To the degree it is possible for the spec to be logically flawed, but not cause underflow/overflow/etc, it will not detect it.
The work of turning a technical document into something automated provers can work on is often revealing when it comes to logical flaws which is itself a valuable product.
However, even when this appears to be successful and the proof tool verifies your design has the properties you wanted, there can be hidden assumptions in the proof which do not match the human understanding of the technical document.
TLS 1.3 was proved this way before the RFC was signed off. We know TLS 1.3 does what it says on the tin, assuming the constituent elements work as specified (e.g. AES is a working block cipher, SHA256 is a working cryptographic hash function, Elliptic Curve Diffie Hellman is a working key agreement protocol). However, it turns out they proved something slightly different from what humans would have understood from the document.
The result is the Selfie attack. NB This applies specifically to Pre-shared Key authentication, stuff like your web browser isn't affected. Here's how it goes: Alice and Bob are using a PSK to communicate securely, but their Cat would like to manipulate them. Based on their understanding of the pre-errata RFC document, Alice and Bob agreed a single Pre-shared Key, let's call that ABA, which the Cat doesn't know, and they use TLS 1.3.
0. Bob feeds the cat before leaving for work
1. Alice wakes up, notices the Cat's food bowl is empty and sends an encrypted message to Bob, Encrypt(ABA, "Did you feed the cat?")
2. The Cat intercepts Alice's encrypted message and sends it back to her. The Cat can't read the message, nor tamper with it, but just sends it unaltered and trusts that will have the desired effect.
3. Alice receives an authentic message encrypted with the ABA key, which she presumes is from Bob, it says "Did you feed the cat?"
4. Alice sends an encrypted reply, Encrypt(ABA, "No")
5. The Cat intercepts this message too and sends it back to Alice again
6. Alice receives the reply, which she presumes is from Bob, it says "No".
7. Alice feeds the cat again. The cat has now been fed twice. Attack successful.
How did this attack sneak part the proof? Well, the proof says Alice and Bob should agree two keys, an Alice->Bob key (let's calls this AB1) and a Bob->Alice keys (call it BA1). When Alice receives her own message encrypted with AB1, she can see she sent it, not Bob, and so she detects the Cat's attack. So the proof is fine.
The person writing the proof assumed this is what was meant in the human readable document describing TLS 1.3, but the other humans working from this document assumed it would be fine for Alice and Bob to agree a single key ABA. It's certainly not highlighted in the original document that this is a concern and you must agree two keys.

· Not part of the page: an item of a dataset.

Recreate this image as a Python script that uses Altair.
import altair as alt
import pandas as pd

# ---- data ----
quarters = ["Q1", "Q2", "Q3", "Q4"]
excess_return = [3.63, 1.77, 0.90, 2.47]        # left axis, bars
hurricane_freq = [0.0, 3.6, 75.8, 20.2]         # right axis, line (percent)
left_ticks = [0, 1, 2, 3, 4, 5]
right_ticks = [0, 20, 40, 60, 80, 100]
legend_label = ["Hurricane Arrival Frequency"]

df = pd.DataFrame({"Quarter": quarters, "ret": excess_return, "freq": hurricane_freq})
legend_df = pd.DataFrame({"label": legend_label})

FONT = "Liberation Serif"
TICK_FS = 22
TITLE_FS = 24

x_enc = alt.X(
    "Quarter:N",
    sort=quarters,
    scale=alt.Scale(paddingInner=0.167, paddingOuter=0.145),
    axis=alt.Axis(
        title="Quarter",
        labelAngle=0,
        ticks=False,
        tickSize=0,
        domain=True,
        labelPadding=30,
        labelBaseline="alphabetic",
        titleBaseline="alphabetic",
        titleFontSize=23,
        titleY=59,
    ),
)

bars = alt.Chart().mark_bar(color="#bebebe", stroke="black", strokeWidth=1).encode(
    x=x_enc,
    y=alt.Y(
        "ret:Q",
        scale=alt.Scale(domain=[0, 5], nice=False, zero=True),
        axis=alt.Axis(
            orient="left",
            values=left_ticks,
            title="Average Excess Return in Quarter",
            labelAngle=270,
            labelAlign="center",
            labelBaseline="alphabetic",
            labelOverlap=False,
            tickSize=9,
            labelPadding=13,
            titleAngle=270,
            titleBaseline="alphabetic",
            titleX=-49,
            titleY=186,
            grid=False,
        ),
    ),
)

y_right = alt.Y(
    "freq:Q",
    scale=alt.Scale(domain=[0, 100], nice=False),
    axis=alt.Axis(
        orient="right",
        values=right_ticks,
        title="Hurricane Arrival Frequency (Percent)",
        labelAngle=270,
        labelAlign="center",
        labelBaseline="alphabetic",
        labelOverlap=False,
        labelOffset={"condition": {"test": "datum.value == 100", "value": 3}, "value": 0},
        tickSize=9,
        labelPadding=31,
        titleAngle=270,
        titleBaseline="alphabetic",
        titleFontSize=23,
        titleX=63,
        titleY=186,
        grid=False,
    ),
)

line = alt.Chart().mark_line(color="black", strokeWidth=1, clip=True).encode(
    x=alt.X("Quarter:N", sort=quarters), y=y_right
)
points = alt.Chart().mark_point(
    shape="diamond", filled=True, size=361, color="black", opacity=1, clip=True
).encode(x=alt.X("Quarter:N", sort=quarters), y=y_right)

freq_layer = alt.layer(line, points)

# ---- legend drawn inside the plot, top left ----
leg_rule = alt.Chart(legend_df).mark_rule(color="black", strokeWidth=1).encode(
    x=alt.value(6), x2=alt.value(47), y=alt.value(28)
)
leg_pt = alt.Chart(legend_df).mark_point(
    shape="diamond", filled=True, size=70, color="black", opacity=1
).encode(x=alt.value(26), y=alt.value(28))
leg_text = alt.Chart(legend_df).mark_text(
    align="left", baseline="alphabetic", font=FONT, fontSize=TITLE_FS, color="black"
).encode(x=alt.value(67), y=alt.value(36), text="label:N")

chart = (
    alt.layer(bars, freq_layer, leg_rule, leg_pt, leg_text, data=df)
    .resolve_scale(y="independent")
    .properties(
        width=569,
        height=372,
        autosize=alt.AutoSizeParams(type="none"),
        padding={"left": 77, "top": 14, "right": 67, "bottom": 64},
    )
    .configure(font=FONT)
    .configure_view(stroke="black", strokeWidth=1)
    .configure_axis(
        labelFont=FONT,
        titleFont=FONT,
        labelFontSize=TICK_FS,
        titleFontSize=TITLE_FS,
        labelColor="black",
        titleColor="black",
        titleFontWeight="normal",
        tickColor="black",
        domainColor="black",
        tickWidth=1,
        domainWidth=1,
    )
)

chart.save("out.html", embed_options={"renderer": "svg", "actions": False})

[ There are also lots of other things you could do, if you're careful and know about this attack, but for some reason can't just agree twice as many keys. However the correct basic design to explain in the document is to just make separate keys for each direction ]
That's why you need to prove the whole chain end to end. From spec to C code. Hand-translating a proof to working C code will most likely introduce bugs. There are now proof tools that can prove the complete chain from spec to machine code (!)